Grey-haired at 30, Newton built a nasty shed outside his rooms in Trinity College, provocatively banged up against the wall of the chapel, and became an alchemist. Newton, as Gleick neatly points out, was no Newtonian: 'Alchemists lived in the realm of exuberant, animated forces. In the Newtonian world of formal, institutionalised science, it became disreputable.' But here, too. Newton remained mute, confining all his discoveries to more millions of words in more furtive notebooks, although his reasons were less petulant. He thought his knowledge too dangerous, 'an inlet to something more noble, not to be communicated without immense damage to the world'. With his third passion, theology, Newton stood to lose his livelihood. He was a heretic: after decades of further secretive jottings, he decided that Trinitarians (such as the King) were a load of, well, unprintable. Perhaps an accurately balanced biography of Newton should be first about the temptations of God: the hope to make His mystery yours, the desire to know Him better than your neighbours, and the fearfulness of succeeding. Gleick's book has no mathematics in it, which is a shame; but it is an excellent introduction to the confusing spirit of the man.

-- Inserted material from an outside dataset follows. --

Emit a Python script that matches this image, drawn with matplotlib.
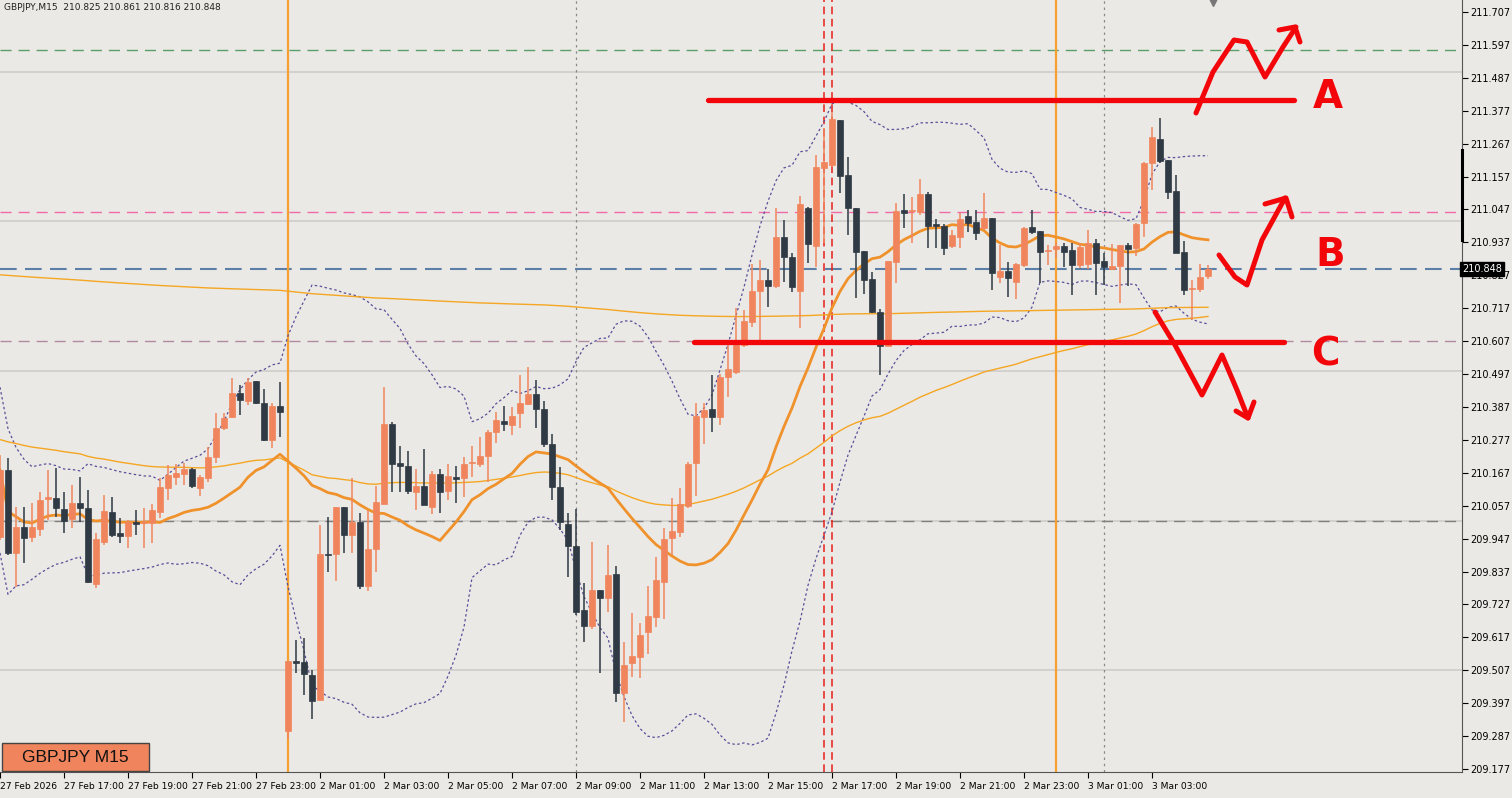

Newton's few remaining friends prevailed at last (or was it his ambition? His resentment of foreign discoveries? His exhaustion with these other, less fixable subjects?). Returning wholeheartedly to the mathematical tools he'd invented 20 years earlier, he wrote out the fundamental laws of dynamics, swept mystery into the far reaches of the universe and published the Principia.

One of the happy follow-ups, from an admirer of this great work, was Sir Isaac Newton's Philosophy aplain'd for the Use of the Ladies, to 'calculate the power of attraction between separated lovers'.